Strong dependence on multistructural anharmonicity of the relative rates of intramolecular H-migration in alkylperoxyl and methylcyclohexylperoxyl radicals

Abstract Alkylperoxyl (RO2) and hydroperoxyalkyl (QOOH) species are crucial intermediates produced during the autoignition of transport fuels, and consequently their thermodynamic and kinetic data are very important. Since these data are not available experimentally, we take up the challenge of computing them from first principles. We compare the 1,5 shifts in 2-methyl-4-heptylperoxyl radical and 3-methylcyclohexylperoxy radical to clarify the similarities and differences of the kinetics of chain alkanes and cycloalkanes in the fuel oxidation mechanism. In order to take account of the multistructural and coupled torsional anharmonicity, we employ multistructural canonical variational transition state theory (MS-VTST) with multidimensional tunneling to calculate rate constants.
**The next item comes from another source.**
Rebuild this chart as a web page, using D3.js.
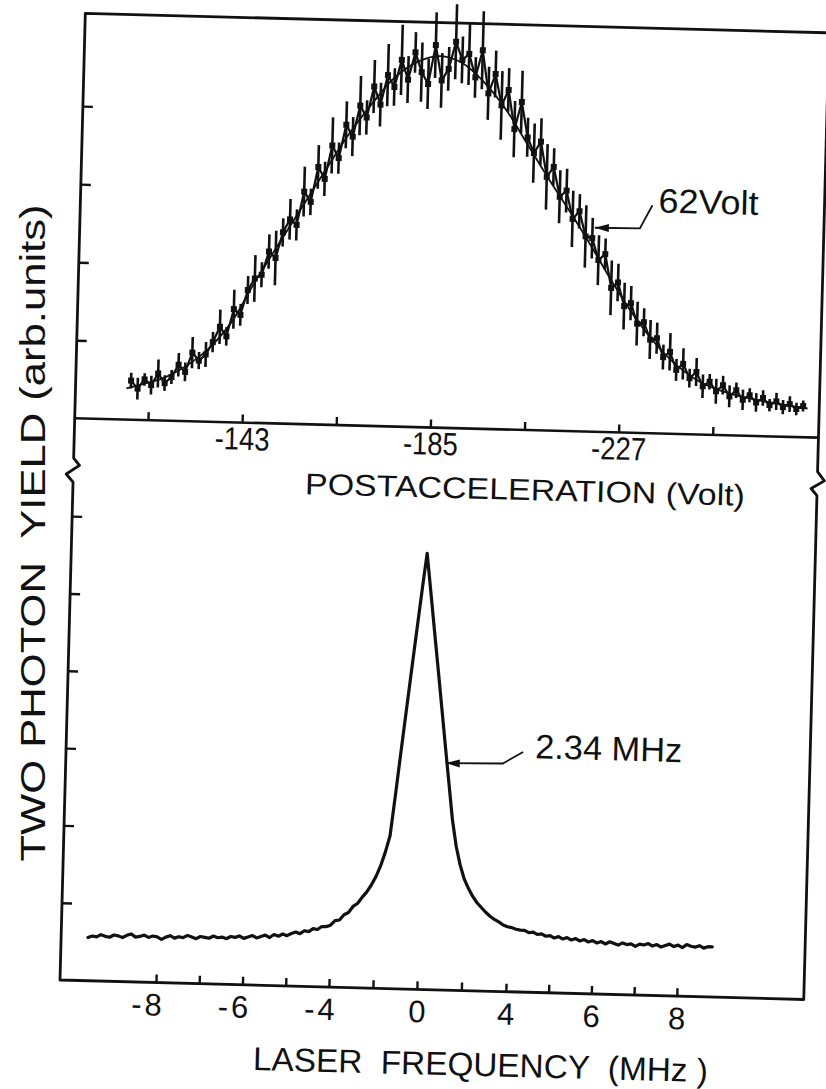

The calculations explicitly include all conformers: 6 and 154 for the two reactants, 7, 6, 1, and 1 for the four transition states, and 289, 282, 8, and 5 for the four products (which are the reactants for the reverse reactions). The effects of various factors on the thermodynamic data and calculated rate constants are evaluated in detail. We found that multistructural torsional anharmonicity has a very large effect on the rate constants. This work illustrates how modern density functional and dynamics methods make it possible to calculate accurate rate constants for both branched-chain and cycloalkane peroxy radicals and hydroperoxy species.